Dinlemedi bile, ısrarla arabamı sağa çekmemi istedi.
‘Velahavle' dedim, yoluma devam ettim.
De
Sinirli sürücü kendi yoluna devam etmedi; ya arkamda ya yanımda
Ve
Sürekli korna çalıp benimle kabaca konuşmada…
Eşi ve çocuğu ise telaşta…
***
Sağ çekeğim de, o trafikte ne durmam mümkün, ne de sağa yanaşmam.
‘Çek' diyor, ‘sağa çek!'
Anlayacağınız tam bir bela…
Hani devamlı kullandığımız bir deyim var ya.
‘Baba bir hırsız yakaladım.
Getir!
Gelmiyor.
Bırak gitsin!
Gitmiyor!' derler ya aynen öyle.
Etimesgut'u geçtik, Eryaman sapağına kadar geldik.
***
Trafik rahatladı, işaretimi verdim ve durdum, durmasam adam benimle beraber Bolu'ya kadar gelecek.
Adam zaten zıvanadan çıkmış, bir de akaryakıt masrafına girecek.
Arabadan indi.
Baktım, boyu boyuma uygun.
‘Gel' dedim ‘gel!'
Hışımla geldi…
***
Arabanın bagajını bir hamlede açtım, komando küreğini çıkardım; adam tırstı.
Onu şaşırtan hamlemi yaptım, üzerine doğru yürürken küreği ona doğru uzatıp yumuşak bir ses tonu ile ‘al' dedim; ‘döv!'
Şaşırdı kaldı.
‘Biliyorum hırsın bana değil, seni kızdıran ne ise onu döveceksin
Ama
Beni değil'
Ne diyeceğini ne yapacağını iyice şaşırdı…
Sağa, sola, havaya, arabada bekleyen eşine ve çocuğuna doğru baktı, kızardı, bozardı, arkasını döndü gitti; giderken arkasından seslendim.
‘‘ Eşine; ‘adam yalvardı, özür diledi' demeyi ihmal etme! ''
Eşinin ve çocuğunun yanında karizmasını çizdirecek değildik ya.
***
Bu kadar hakareti hazmedecek kadar ne çapsızım ne de ‘Kabağında sahibi var' diyen bir evliya…
Düşündüm, sadece düşündüm…
Kavgaya girsem, ağızlar burunlar kırılacak, kanlar akacak.
Sonra
Karakol ve savcılık derken, sonrasını da bilip dururken…
Aaaa!
En iyisi benim yaptığım.
Ne derler, ‘Baktın deli, dön geri!'
Bu kadar nezakete rağmen hala daha geliyor mu?
O zaman Mevla Kerim!
***
2018 yılında yaşadığım bu olayı Refik Özçelik Başkan'ım ve Abdülkadir İlgen Hoca'mın olduğu bir sohbette anlattım.

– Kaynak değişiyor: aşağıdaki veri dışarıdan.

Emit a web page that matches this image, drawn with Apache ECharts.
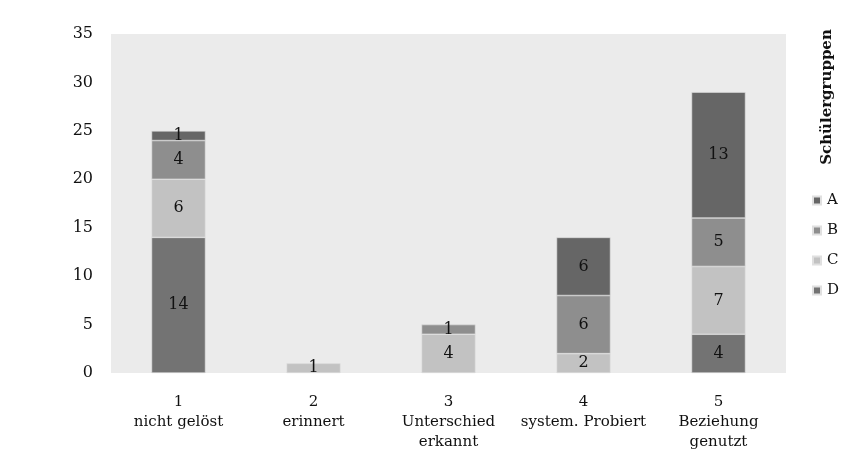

Her ikisi de, ‘Güzel mesajlar var, yaz
Ama
Sonunu da iyi bağla' dediler.
Bağlayayım o zaman
Derler ki;' ZARAFET AZAMETTEN ÜRKER'
Doğrudur.
Ama
İnanın ‘AZAMET DE, ZARAFETTEN ÜRKÜYOR ' tavsiye ediyorum sizler de kullanınız, yan etkisi de çok.